Чертополох. Философия живописи | страница 104
Фигуры же, изломанные и изможденные, на картинах бургундских мастеров свидетельствуют о том, что изображенные художниками люди – истово верующие. Бургундские живописцы писали не просто фигуры – они писали плоть, прошедшую испытания, умерщвленную плоть. Здесь иная анатомия, нежели у героев Рубенса, это даже иной человеческий тип.
Изнуряющий себя бичеваниями и пытками доминиканец Сузо (он носил на спине, под рясой, никогда не снимая, деревянный крест с иглами, терзающими тело) желал болью доказать любовь к Спасителю, претерпевшему муки ради людей. Но средневековый рыцарь (рыцарь служения делу Христову, а не наемный кондотьер) – изнурял себя ношением железных лат не в меньшей степени, нежели монахи ношением вериг. Умерщвление тела ради служения духу иссушает оболочку смертного, делает кожу бледной, лица худыми. Именно таких персонажей и рисовали бургундские живописцы. Так возникла особая бургундская средневековая анатомия – жилистые, изнуренные в усилии тела.

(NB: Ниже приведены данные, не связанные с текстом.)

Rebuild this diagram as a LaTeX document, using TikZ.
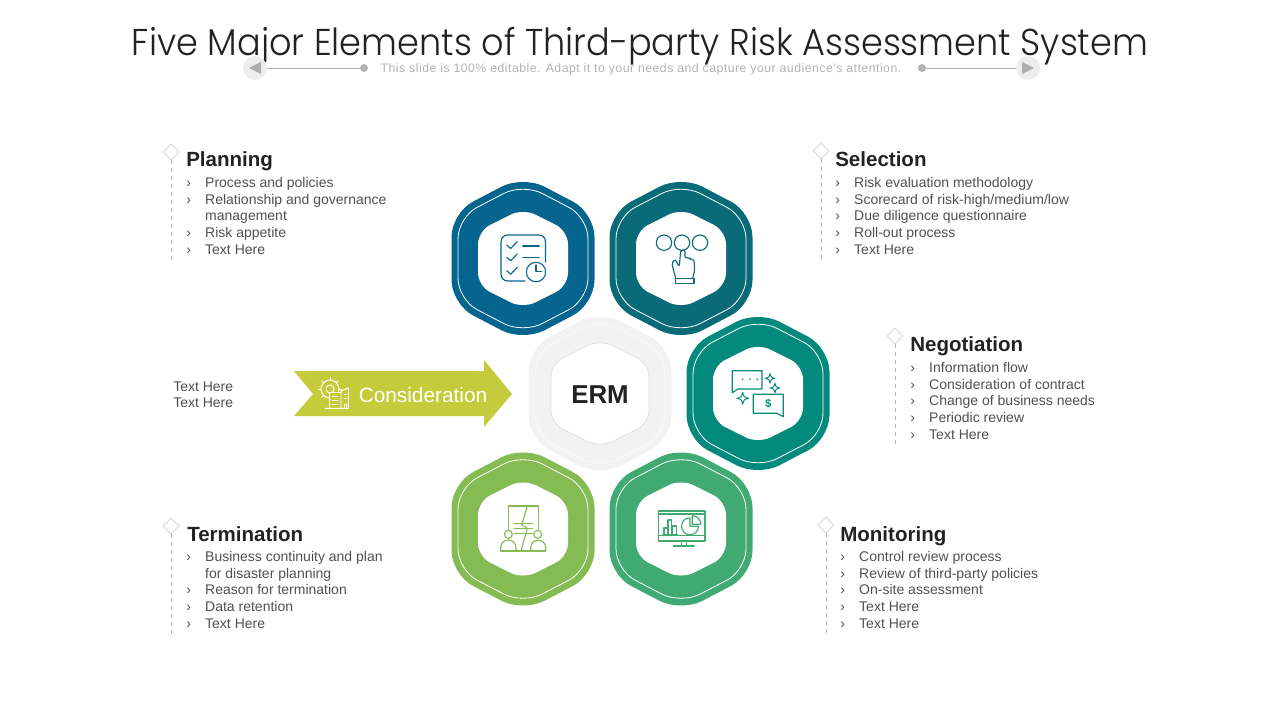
\documentclass[tikz,border=0pt]{standalone}
\usepackage{fontspec}
\setmainfont{Liberation Sans}
\newfontfamily\titlefont{Poppins Light}
\usetikzlibrary{shapes.geometric}
\definecolor{hexblue}{HTML}{05658F}
\definecolor{hexteal}{HTML}{0A6B78}
\definecolor{hexsea}{HTML}{038A7C}
\definecolor{hexlime}{HTML}{84BB53}
\definecolor{hexgreen}{HTML}{41AA72}
\definecolor{arrowlime}{HTML}{C4CC3C}
\definecolor{bodygray}{HTML}{505050}
\definecolor{headgray}{HTML}{222222}
\tikzset{
  heading/.style={anchor=base west, inner sep=0pt, text=headgray, font=\fontsize{15.4}{18}\selectfont\bfseries},
  itemlist/.style={anchor=north west, inner sep=0pt, align=left, text=bodygray, font=\fontsize{10.5}{12.56}\selectfont},
  marker/.style={diamond, draw=black!18, fill=white, line width=.6pt, minimum size=12pt, inner sep=0pt},
  guide/.style={draw=black!28, dashed, line width=.5pt},
  iconline/.style={line width=.85pt, line join=round, line cap=round},
}
\newcommand{\hexpath}[4]{(#1,#2-#4) -- (#1+#3,#2-#4*.55) -- (#1+#3,#2+#4*.55) -- (#1,#2+#4) -- (#1-#3,#2+#4*.55) -- (#1-#3,#2-#4*.55) -- cycle}
\newcommand{\hexcell}[4]{
  \fill[#4, rounded corners=18pt] \hexpath{#2}{#3}{71.5}{83};
  \draw[white, line width=.6pt, rounded corners=16pt] \hexpath{#2}{#3}{65}{75};
  \fill[white, rounded corners=10pt] \hexpath{#2}{#3}{45}{50};
  \coordinate (#1) at (#2,#3);
}
\newcommand{\sparkle}[3]{\draw[hexsea, line width=.7pt, line join=round] (#1,#2-#3) .. controls (#1+.2*#3,#2-.2*#3) .. (#1+#3,#2) .. controls (#1+.2*#3,#2+.2*#3) .. (#1,#2+#3) .. controls (#1-.2*#3,#2+.2*#3) .. (#1-#3,#2) .. controls (#1-.2*#3,#2-.2*#3) .. cycle;}
\newcommand{\itm}{\makebox[14.2pt][l]{›}}
\newcommand{\itc}{\hspace*{14.2pt}}
\begin{document}
\begin{tikzpicture}[x=.75pt, y=-.75pt]
  \useasboundingbox (0,0) rectangle (1280,720);

  \node[text=headgray, font=\fontsize{28}{34}\selectfont\titlefont, inner sep=0pt] (title) at (640,46.5) {\scalebox{.94}[1]{Five Major Elements of Third-party Risk Assessment System}};
  \node[text=black!30, font=\fontsize{9.2}{11}\selectfont\addfontfeatures{LetterSpace=4}, inner sep=0pt] (subtitle) at (641,69.5) {This slide is 100\% editable. Adapt it to your needs and capture your audience's attention.};

  \node[circle, fill=black!7, minimum size=18pt, inner sep=0pt] (orbl) at (255,68) {};
  \node[circle, fill=black!7, minimum size=18pt, inner sep=0pt] (orbr) at (1028,68) {};
  \fill[black!32] (249,68) -- (261,62) -- (261,74) -- cycle;
  \fill[black!32] (1034,68) -- (1022,62) -- (1022,74) -- cycle;
  \node[circle, fill=black!30, minimum size=6pt, inner sep=0pt] (dotl) at (364,68) {};
  \node[circle, fill=black!30, minimum size=6pt, inner sep=0pt] (dotr) at (922,68) {};
  \draw[black!30, line width=.6pt] (orbl) -- (dotl);
  \draw[black!30, line width=.6pt] (dotr) -- (orbr);

  \hexcell{hexplan}{523}{258.5}{hexblue}
  \hexcell{hexsel}{681}{258.5}{hexteal}
  \hexcell{hexneg}{758}{393.5}{hexsea}
  \hexcell{hexterm}{523}{529}{hexlime}
  \hexcell{hexmon}{681}{529}{hexgreen}

  \fill[black!5, rounded corners=18pt] \hexpath{600}{393.5}{71.5}{83};
  \draw[black!2, line width=.6pt, rounded corners=16pt] \hexpath{600}{393.5}{65}{75};
  \filldraw[draw=black!12, fill=white, line width=.5pt, rounded corners=10pt] \hexpath{600}{393.5}{49}{54};
  \node[text=headgray, font=\fontsize{19.4}{22}\selectfont\bfseries, inner sep=0pt] (erm) at (600,394.5) {ERM};

  \fill[arrowlime] (294,371) -- (484,371) -- (484,360) -- (512,394) -- (484,427) -- (484,416) -- (294,416) -- (313,394) -- cycle;
  \node[text=white, font=\fontsize{15.6}{18}\selectfont, inner sep=0pt] (consider) at (423,395) {Consideration};
  \node[itemlist] (sidetext) at (173,381.2) {Text Here\\Text Here};

  % checklist
  \begin{scope}[iconline, hexblue]
    \draw[rounded corners=5pt] (525,281) -| (501,235) -| (545.5,262);
    \foreach \y in {0,12.3,25.7}
      \draw (506.7,245+\y) -- (510.7,248.5+\y) -- (517.3,241.5+\y);
    \draw (522.7,246) -- (539.3,246);
    \draw (522.7,257.7) -- (539.3,257.7);
    \draw (536,272) circle (9.7);
    \draw (536,265) -- (536,271.7) -- (541.7,271.7);
  \end{scope}

  % hand
  \begin{scope}[iconline, hexteal]
    \foreach \x in {664,682,700}
      \draw (\x,242.7) circle (7.7);
    \draw (675.7,278.3) rectangle (694,283.3);
    \draw[rounded corners=1.5pt] (675.7,278.3) -- (671.7,263.3) -- (675,259.3) -- (679.3,266.7) -- (680.7,250) -- (685,250) -- (685,258.3) -- (689.3,257.3) -- (690,260) -- (694,259.5) -- (694.7,270) -- (692.7,278.3);
  \end{scope}

  % chat
  \begin{scope}[iconline, hexsea]
    \draw (738,389) -- (762,389) -- (762,370.7) -- (732.3,370.7) -- (732.3,392.7) -- cycle;
    \draw (777,413.3) -- (753.3,413.3) -- (753.3,394.3) -- (783.3,394.3) -- (783.3,416.7) -- cycle;
    \foreach \x in {742.7,750,757.3}
      \fill (\x,379.3) circle (.9);
    \node[text=hexsea, font=\fontsize{8.5}{10}\selectfont\bfseries, inner sep=0pt] (dollar) at (768.3,404) {\$};
  \end{scope}
  \sparkle{770}{378.3}{4.8}
  \sparkle{775}{388}{4.8}
  \sparkle{742.7}{398.3}{6}

  % contract
  \begin{scope}[iconline, hexlime]
    \draw (508.3,530) -- (508.3,506) -- (538.3,506) -- (538.3,530);
    \draw (527.3,506) -- (521.7,525) -- (527.3,528.3) -- (521,551);
    \foreach \y in {523.3,528.3,533.3}
      \draw (514,\y) -- (532.7,\y);
    \draw (508.3,534.3) circle (4);
    \draw (537.7,534.3) circle (4);
    \draw (500.7,551) -- (545.7,551);
    \draw (500.7,551) -- (500.7,547.6) arc (180:360:7.65) -- (516,551);
    \draw (530.7,551) -- (530.7,547.6) arc (180:360:7.5) -- (545.7,551);
  \end{scope}

  % monitor
  \begin{scope}[iconline, hexgreen]
    \draw (658.3,511) rectangle (705,541);
    \draw (658.3,514) -- (705,514);
    \draw (658.3,535.7) -- (705,535.7);
    \draw (681.7,541) -- (681.7,546);
    \draw (686.7,541) -- (686.7,546);
    \draw (673.3,546) -- (694.3,546);
    \draw (663,534.3) -- (677.5,534.3);
    \draw (664,534.3) |- (667.5,528) -- (667.5,534.3);
    \draw (668,534.3) |- (671.7,520) -- (671.7,534.3);
    \draw (672.7,534.3) |- (676.7,526) -- (676.7,534.3);
    \draw (690,517.8) arc (-90:-360:8.5) -- (690,526.3) -- cycle;
    \draw (692.3,515.7) arc (-90:0:8.6) -- (692.3,524.3) -- cycle;
  \end{scope}

  % gear and building
  \begin{scope}[iconline, white, line width=.7pt]
    \draw (330,389) ++(100:9) arc (100:380:9);
    \foreach \a in {135,180,...,360}
      \draw (330,389) ++(\a:9) -- ++(\a:2.6);
    \draw (330,389) circle (4);
    \draw (325,408.3) -- (348.3,408.3) -- (348.3,388) -- (341,391) -- (341,408.3);
    \draw (329,408.3) -- (329,392) -- (341,392);
    \foreach \y in {396,400,404}
      \draw (332,\y) -- (338,\y);
    \draw (344,394) -- (346,394);
    \draw (344,398) -- (346,398);
    \draw (344,404) rectangle (346,408.3);
  \end{scope}

  \node[marker] (markplan) at (171,152) {};
  \coordinate (endplan) at (171,263);
  \draw[guide] (markplan) -- (endplan);
  \node[heading] (headplan) at (186,166.5) {Planning};
  \node[itemlist] (listplan) at (186,177) {\itm Process and policies\\\itm Relationship and governance\\\itc management\\\itm Risk appetite\\\itm Text Here};

  \node[marker] (marksel) at (821,151) {};
  \coordinate (endsel) at (821,262);
  \draw[guide] (marksel) -- (endsel);
  \node[heading] (headsel) at (835,166.5) {Selection};
  \node[itemlist] (listsel) at (835,177) {\itm Risk evaluation methodology\\\itm Scorecard of risk-high/medium/low\\\itm Due diligence questionnaire\\\itm Roll-out process\\\itm Text Here};

  \node[marker] (markneg) at (895,336) {};
  \coordinate (endneg) at (895,447);
  \draw[guide] (markneg) -- (endneg);
  \node[heading] (headneg) at (910,351) {Negotiation};
  \node[itemlist] (listneg) at (910,362) {\itm Information flow\\\itm Consideration of contract\\\itm Change of business needs\\\itm Periodic review\\\itm Text Here};

  \node[marker] (markterm) at (171,526) {};
  \coordinate (endterm) at (171,637);
  \draw[guide] (markterm) -- (endterm);
  \node[heading] (headterm) at (187,541) {Termination};
  \node[itemlist] (listterm) at (186,551) {\itm Business continuity and plan\\\itc for disaster planning\\\itm Reason for termination\\\itm Data retention\\\itm Text Here};

  \node[marker] (markmon) at (826,525) {};
  \coordinate (endmon) at (826,636);
  \draw[guide] (markmon) -- (endmon);
  \node[heading] (headmon) at (840,541) {Monitoring};
  \node[itemlist] (listmon) at (840,551) {\itm Control review process\\\itm Review of third-party policies\\\itm On-site assessment\\\itm Text Here\\\itm Text Here};
\end{tikzpicture}
\end{document}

Собственно, определения «ранненидерландская живопись», «раннефламандское искусство» не вполне точны. Все эти северноевропейские мастера – граждане герцогства Бургундского, могущественного государства, объединившего земли современной Франции (Бургундию), современных Нидерландов и Бельгии, Люксембурга, а также северной Германии (Фрисландию). Произнося словосочетание «нидерландская живопись», мы невольно воображаем школу Рембрандта или Вермеера, во всяком случае, имеем в виду культурную преемственность, но в данном случае эстетические принципы совсем иные, не схожие с более поздним жанровым искусством Голландии. И Голландия, и Фландрия, и Рубенс с его «горами мяса» (выражение Френхофера), и Снейдерс с его битой дичью – все это в корне противоположно эстетике бургундской готической живописи, антителесной и требовательно духовной. Более того, бургундская готическая живопись принципиально ненатурна. Детальна, но не срисована с натуры, а выдумана. Иное дело, что бургундское искусство было прозрачно и открыто итальянскому Возрождению – вот что дало основания синтезу Френхофера – но «телесность» итальянского Кватроченто совсем иная. Взаимопроникновения культур Бургундии и Италии XV века и определили характер европейской живописи на столетия. Приведу характерную деталь. В луврском шедевре Мемлинга («Воскресение с Мученичеством святого Себастьяна и Вознесением») святой Себастьян изображен в страннейшей позе – он привязан нагим к дереву, но необычно, его правая рука поднята вверх, тогда как левая опущена – его связали так, что святой словно бы выступает на кафедре, утверждает истину. Спустя десятилетие Сандро Боттичелли в картине «Клевета» напишет нагую фигуру Истины, пропорциями и, главное, жестикуляцией повторяющую святого Себастьяна кисти Мемлинга. Рискну сказать, что влияние Рогира ван дер Вейдена на Андреа Мантенью и Косме Тура (менее очевидное – на Джованни Беллини) находит параллель в явном сходстве пропорций героев Мемлинга и Боттичелли. Вообще, феномен влияния в изобразительном искусстве не поддается простому детективному расследованию: визуальный образ переносится жестикуляцией, взглядом, манерой поведения. Художник, разумеется, не срисовывает образ у коллеги – он как бы проникается им, присваивает его взглядом. И то, что Бургундия влияла на Италию, сама забирая нечто важное из Италии – самоочевидно; Мемлинг с Боттичелли – лишь частный пример.